DATA:

== == ==

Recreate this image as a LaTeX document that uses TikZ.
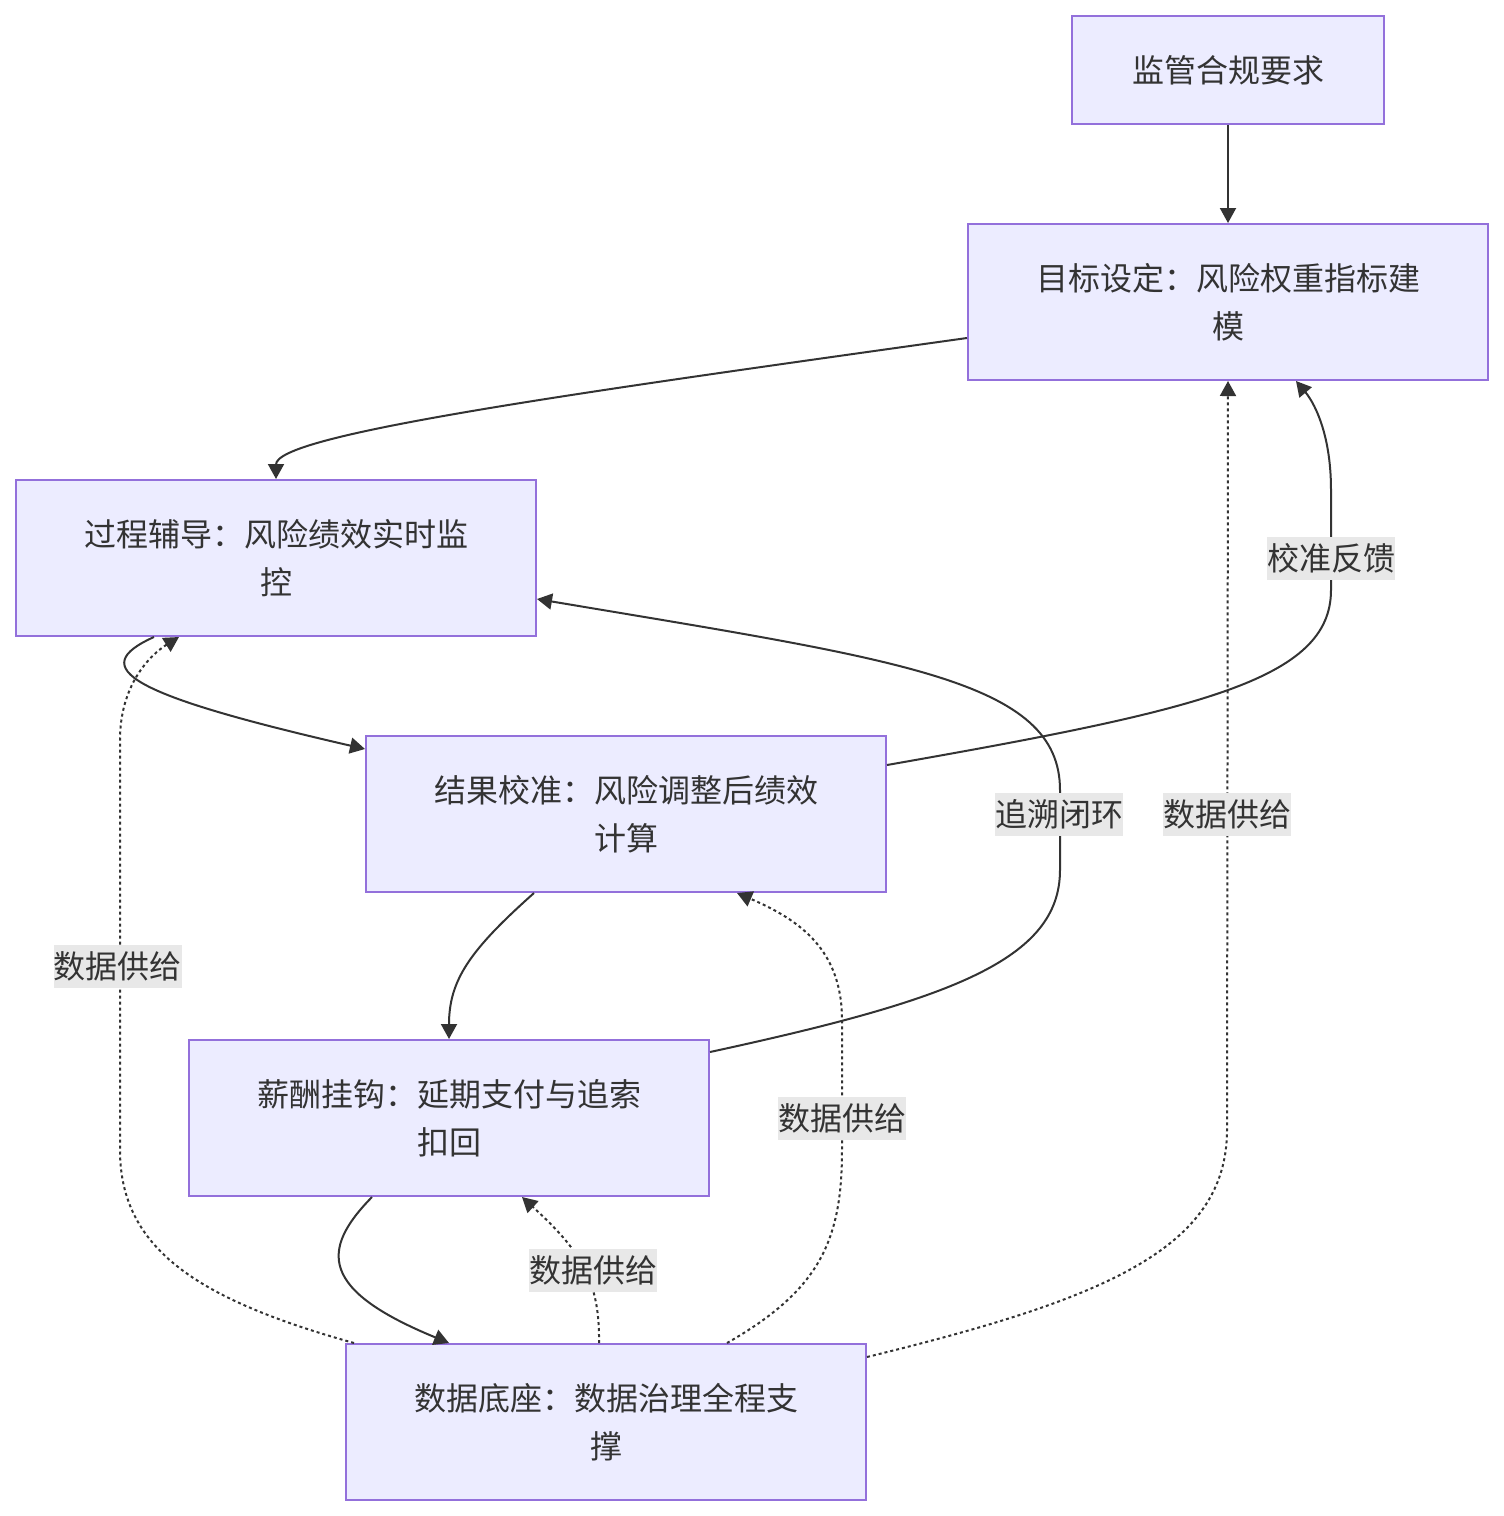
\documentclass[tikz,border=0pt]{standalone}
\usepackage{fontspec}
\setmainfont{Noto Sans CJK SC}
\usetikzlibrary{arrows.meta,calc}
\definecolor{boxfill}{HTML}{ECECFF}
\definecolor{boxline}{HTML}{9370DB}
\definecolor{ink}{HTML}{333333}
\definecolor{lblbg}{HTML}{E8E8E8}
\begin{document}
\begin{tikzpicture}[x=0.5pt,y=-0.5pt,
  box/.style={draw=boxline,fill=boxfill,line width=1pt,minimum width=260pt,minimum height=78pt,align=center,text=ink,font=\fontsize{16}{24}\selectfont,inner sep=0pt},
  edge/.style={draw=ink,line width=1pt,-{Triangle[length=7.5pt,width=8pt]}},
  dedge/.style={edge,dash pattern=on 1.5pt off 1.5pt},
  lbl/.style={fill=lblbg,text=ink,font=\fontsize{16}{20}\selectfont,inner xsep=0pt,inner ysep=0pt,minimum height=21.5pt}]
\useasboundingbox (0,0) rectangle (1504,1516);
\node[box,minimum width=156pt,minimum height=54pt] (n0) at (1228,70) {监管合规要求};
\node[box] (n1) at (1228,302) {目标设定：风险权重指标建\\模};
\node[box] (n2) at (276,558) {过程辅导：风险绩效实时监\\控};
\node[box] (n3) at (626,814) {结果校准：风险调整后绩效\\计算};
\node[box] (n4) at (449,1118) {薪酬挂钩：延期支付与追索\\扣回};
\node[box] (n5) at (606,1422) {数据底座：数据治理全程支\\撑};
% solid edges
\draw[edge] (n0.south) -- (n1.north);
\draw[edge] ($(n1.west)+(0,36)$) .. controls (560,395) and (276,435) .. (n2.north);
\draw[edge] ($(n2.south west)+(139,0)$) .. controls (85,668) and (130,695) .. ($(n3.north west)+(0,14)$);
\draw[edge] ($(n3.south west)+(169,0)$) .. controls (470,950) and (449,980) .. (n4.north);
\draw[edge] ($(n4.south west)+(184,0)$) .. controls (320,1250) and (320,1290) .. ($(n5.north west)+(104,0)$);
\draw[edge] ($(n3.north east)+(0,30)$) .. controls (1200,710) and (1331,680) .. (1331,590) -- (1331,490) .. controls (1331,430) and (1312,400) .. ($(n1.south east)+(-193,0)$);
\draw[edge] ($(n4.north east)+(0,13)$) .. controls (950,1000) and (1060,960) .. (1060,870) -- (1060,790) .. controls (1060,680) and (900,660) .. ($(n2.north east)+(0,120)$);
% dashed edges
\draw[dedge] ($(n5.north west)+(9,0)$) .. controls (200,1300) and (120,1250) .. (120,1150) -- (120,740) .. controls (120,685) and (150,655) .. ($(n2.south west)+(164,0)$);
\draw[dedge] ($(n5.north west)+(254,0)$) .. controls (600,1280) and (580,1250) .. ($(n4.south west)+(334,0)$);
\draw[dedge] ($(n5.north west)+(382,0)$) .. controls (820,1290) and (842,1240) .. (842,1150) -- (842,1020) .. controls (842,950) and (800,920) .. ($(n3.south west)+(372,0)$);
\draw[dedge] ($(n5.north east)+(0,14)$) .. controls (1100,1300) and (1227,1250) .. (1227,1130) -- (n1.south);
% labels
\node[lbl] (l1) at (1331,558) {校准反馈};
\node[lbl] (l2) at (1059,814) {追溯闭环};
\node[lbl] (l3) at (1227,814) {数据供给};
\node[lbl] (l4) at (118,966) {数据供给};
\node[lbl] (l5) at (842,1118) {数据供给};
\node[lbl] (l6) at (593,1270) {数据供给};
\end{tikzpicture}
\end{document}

== == ==

CHALLENGE: Transcribe the full listing above exactly, with the images removed.

EXERCISE SOLUTION:
Recreate this image as a LaTeX document that uses TikZ.
\documentclass[tikz,border=0pt]{standalone}
\usepackage{fontspec}
\setmainfont{Noto Sans CJK SC}
\usetikzlibrary{arrows.meta,calc}
\definecolor{boxfill}{HTML}{ECECFF}
\definecolor{boxline}{HTML}{9370DB}
\definecolor{ink}{HTML}{333333}
\definecolor{lblbg}{HTML}{E8E8E8}
\begin{document}
\begin{tikzpicture}[x=0.5pt,y=-0.5pt,
  box/.style={draw=boxline,fill=boxfill,line width=1pt,minimum width=260pt,minimum height=78pt,align=center,text=ink,font=\fontsize{16}{24}\selectfont,inner sep=0pt},
  edge/.style={draw=ink,line width=1pt,-{Triangle[length=7.5pt,width=8pt]}},
  dedge/.style={edge,dash pattern=on 1.5pt off 1.5pt},
  lbl/.style={fill=lblbg,text=ink,font=\fontsize{16}{20}\selectfont,inner xsep=0pt,inner ysep=0pt,minimum height=21.5pt}]
\useasboundingbox (0,0) rectangle (1504,1516);
\node[box,minimum width=156pt,minimum height=54pt] (n0) at (1228,70) {监管合规要求};
\node[box] (n1) at (1228,302) {目标设定：风险权重指标建\\模};
\node[box] (n2) at (276,558) {过程辅导：风险绩效实时监\\控};
\node[box] (n3) at (626,814) {结果校准：风险调整后绩效\\计算};
\node[box] (n4) at (449,1118) {薪酬挂钩：延期支付与追索\\扣回};
\node[box] (n5) at (606,1422) {数据底座：数据治理全程支\\撑};
% solid edges
\draw[edge] (n0.south) -- (n1.north);
\draw[edge] ($(n1.west)+(0,36)$) .. controls (560,395) and (276,435) .. (n2.north);
\draw[edge] ($(n2.south west)+(139,0)$) .. controls (85,668) and (130,695) .. ($(n3.north west)+(0,14)$);
\draw[edge] ($(n3.south west)+(169,0)$) .. controls (470,950) and (449,980) .. (n4.north);
\draw[edge] ($(n4.south west)+(184,0)$) .. controls (320,1250) and (320,1290) .. ($(n5.north west)+(104,0)$);
\draw[edge] ($(n3.north east)+(0,30)$) .. controls (1200,710) and (1331,680) .. (1331,590) -- (1331,490) .. controls (1331,430) and (1312,400) .. ($(n1.south east)+(-193,0)$);
\draw[edge] ($(n4.north east)+(0,13)$) .. controls (950,1000) and (1060,960) .. (1060,870) -- (1060,790) .. controls (1060,680) and (900,660) .. ($(n2.north east)+(0,120)$);
% dashed edges
\draw[dedge] ($(n5.north west)+(9,0)$) .. controls (200,1300) and (120,1250) .. (120,1150) -- (120,740) .. controls (120,685) and (150,655) .. ($(n2.south west)+(164,0)$);
\draw[dedge] ($(n5.north west)+(254,0)$) .. controls (600,1280) and (580,1250) .. ($(n4.south west)+(334,0)$);
\draw[dedge] ($(n5.north west)+(382,0)$) .. controls (820,1290) and (842,1240) .. (842,1150) -- (842,1020) .. controls (842,950) and (800,920) .. ($(n3.south west)+(372,0)$);
\draw[dedge] ($(n5.north east)+(0,14)$) .. controls (1100,1300) and (1227,1250) .. (1227,1130) -- (n1.south);
% labels
\node[lbl] (l1) at (1331,558) {校准反馈};
\node[lbl] (l2) at (1059,814) {追溯闭环};
\node[lbl] (l3) at (1227,814) {数据供给};
\node[lbl] (l4) at (118,966) {数据供给};
\node[lbl] (l5) at (842,1118) {数据供给};
\node[lbl] (l6) at (593,1270) {数据供给};
\end{tikzpicture}
\end{document}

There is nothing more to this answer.